Wood Stoves or Fireplaces & Home Insurance

Fireplace & Home Insurance

Heating our homes today has never been easier. We have various amounts of ways to heat our homes such as Natural Gas, Geothermal, Propane, Wood Burning Units, Radiant Heating, or even Baseboard Electric Heating to name just a few. With all of these options getting safer and safer as the years go by, it can be understandable to forget to consider that the way your home is heated will impact your house insurance.

Some insurance companies will go as far as giving you further discounts on your home insurance if you use one of their “preferred heating” methods such as Natural Gas or Propane. While other companies will surcharge house insurance policies that have any wood burning units or oil heating methods installed.

So why do insurance companies make it so hard to obtain insurance or charge you more if you heat your house using a wood burning unit? We hope to shed some light and some different perspectives about heating your home using wood when it comes to your insurance policy.

Why is it Harder to Get Insurance with a Wood Burning Unit?

It’s understandable that insurance companies would want to know more information about you starting fires in the house that they insure if it were to burn down. To put it bluntly, your house has a higher risk of catching fire if you have any sort of wood burning unit installed. That doesn’t mean your wood burning unit is unsafe or it isn’t a good idea to have these units in your home.
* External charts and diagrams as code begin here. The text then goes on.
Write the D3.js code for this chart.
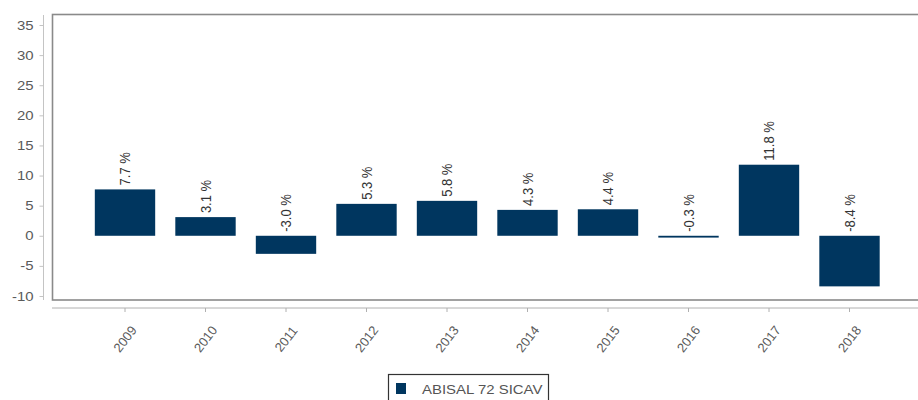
<!DOCTYPE html>
<html><head><meta charset="utf-8">
<script src="https://cdn.jsdelivr.net/npm/d3@7"></script>
<style>body{margin:0;background:#fff}svg{display:block;font-family:"Liberation Sans",Arial,sans-serif}</style>
</head><body><svg id="c" width="918" height="400"></svg>
<script>
const years = ["2009","2010","2011","2012","2013","2014","2015","2016","2017","2018"];
const returns = [7.7, 3.1, -3.0, 5.3, 5.8, 4.3, 4.4, -0.3, 11.8, -8.4];
const yTicks = [-10, -5, 0, 5, 10, 15, 20, 25, 30, 35];
const seriesName = "ABISAL 72 SICAV";

const svg = d3.select("#c");
const x = d3.scaleBand().domain(years).range([84.75, 889.75]).paddingInner(0.25).paddingOuter(0.125);
const y = d3.scaleLinear().domain([-10, 35]).range([296, 25]);
const color = "#00365f";
const sx = 1.15; // horizontal stretch of glyphs seen in the reference

// frame
svg.append("rect").attr("x", 52.5).attr("y", 14.5).attr("width", 880).attr("height", 285.5)
  .attr("fill", "none").attr("stroke", "#8a8a8a").attr("stroke-width", 1.6);

// y axis
const ya = svg.append("g").attr("transform", "translate(43.5,0)")
  .call(d3.axisLeft(y).tickValues(yTicks).tickSize(4).tickFormat(""));
ya.select(".domain").attr("stroke", "#c4c4c4").attr("d", "M0,15V300");
ya.selectAll(".tick line").attr("stroke", "#c4c4c4");
svg.append("g").selectAll("text").data(yTicks).join("text")
  .attr("transform", d => `translate(33.5,${y(d)}) scale(${sx},1)`)
  .attr("text-anchor", "end").attr("dy", "0.35em")
  .attr("font-size", 13).attr("fill", "#5a5a5a").text(d => String(d));

// x axis
const xa = svg.append("g").attr("transform", "translate(0,308)")
  .call(d3.axisBottom(x).tickSize(4).tickFormat(""));
xa.select(".domain").attr("stroke", "#b0b0b0").attr("d", "M52,0H918");
xa.selectAll(".tick line").attr("stroke", "#b0b0b0");
svg.append("g").selectAll("text").data(years).join("text")
  .attr("transform", d => `translate(${x(d) + x.bandwidth()/2},339) rotate(-52)`)
  .attr("text-anchor", "middle").attr("dy", "0.35em")
  .attr("font-size", 13).attr("fill", "#5a5a5a").text(d => d);

// bars
const data = years.map((d, i) => ({year: d, v: returns[i]}));
svg.append("g").selectAll("rect").data(data).join("rect")
  .attr("x", d => x(d.year)).attr("width", x.bandwidth())
  .attr("y", d => y(Math.max(0, d.v)))
  .attr("height", d => Math.abs(y(d.v) - y(0)))
  .attr("fill", color);

// value labels
svg.append("g").selectAll("text").data(data).join("text")
  .attr("transform", d => `translate(${x(d.year) + x.bandwidth()/2},${y(Math.max(0, d.v)) - 4}) rotate(-90) scale(1,${sx})`)
  .attr("text-anchor", "start").attr("dy", "0.35em")
  .attr("font-size", 13).attr("fill", "#333")
  .text(d => d.v.toFixed(1) + " %");

// legend
const lg = svg.append("g");
lg.append("rect").attr("x", 388.5).attr("y", 374.5).attr("width", 160).attr("height", 40)
  .attr("fill", "#fff").attr("stroke", "#333").attr("stroke-width", 1.2);
lg.append("rect").attr("x", 396).attr("y", 383).attr("width", 10).attr("height", 11).attr("fill", color);
lg.append("text").attr("transform", `translate(422,389.5) scale(${sx},1)`).attr("dy", "0.35em")
  .attr("font-size", 13).attr("fill", "#555").text(seriesName);
</script></body></html>
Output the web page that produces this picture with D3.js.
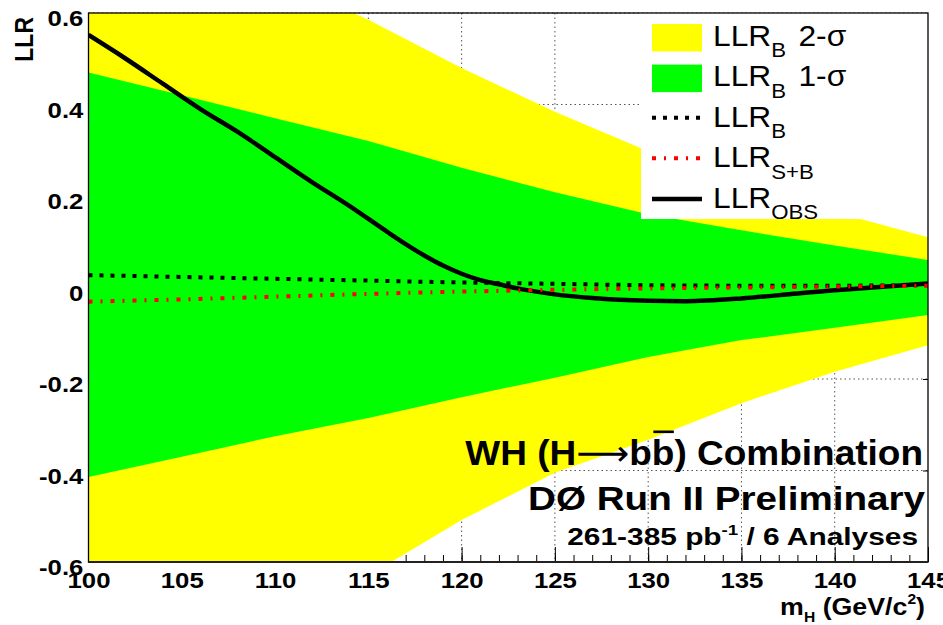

Insurance companies tend to just look at the statistics and make their decisions based on these. Not every person is equal in their abilities or understanding of their wood burning units, and not every wood burning unit was manufactured to the same standard. When the insurance companies make these decisions, they base it off of all the available data that they have, and that includes people who misuse their wood stove, and it also includes those wood stoves that were not installed correctly.

Using the information they have gathered over the years from claims they have had to pay, they have deemed wood burning units to be a higher risk of a fire hazard in a house.

What is Required to Get Insurance?

Insurance companies usually require that the wood burning unit be professionally installed and with a current WETT Certificate showing that the wood burning unit is installed correctly and up to today’s building code.

An example of the things that a WETT Certification will require of your wood burning unit:

  • Floor Protection
    • Protection against the radiant heat from the stove
    • Protection from embers (non-combustible material)
  • Appliance Clearances
    • The clearances around the wood burning unit need to meet all guidelines. There are guidelines as to how far the appliance needs to be from any combustible materials or applicable shielding installed.
  • No Dangerous Locations
  • Chimney meets all requirements
  • Flue Pipe meets all requirements

To learn more about WETT certifications, please check their website wettinc.ca.

The Lesson to Learn

It’s not impossible to get insurance with a wood burning unit in your home. You will most likely get a surcharge on your policy for having a wood burning unit and you will need to obtain a WETT Certificate.Give yourself ample time before you need to obtain the insurance to talk to your Insurance Broker. The broker will need to find out what companies will allow wood burning units and what companies will surcharge their policies for wood burning units. Most importantly, you will need the ample time to obtain the WETT Certificate that the insurance company presumably requires.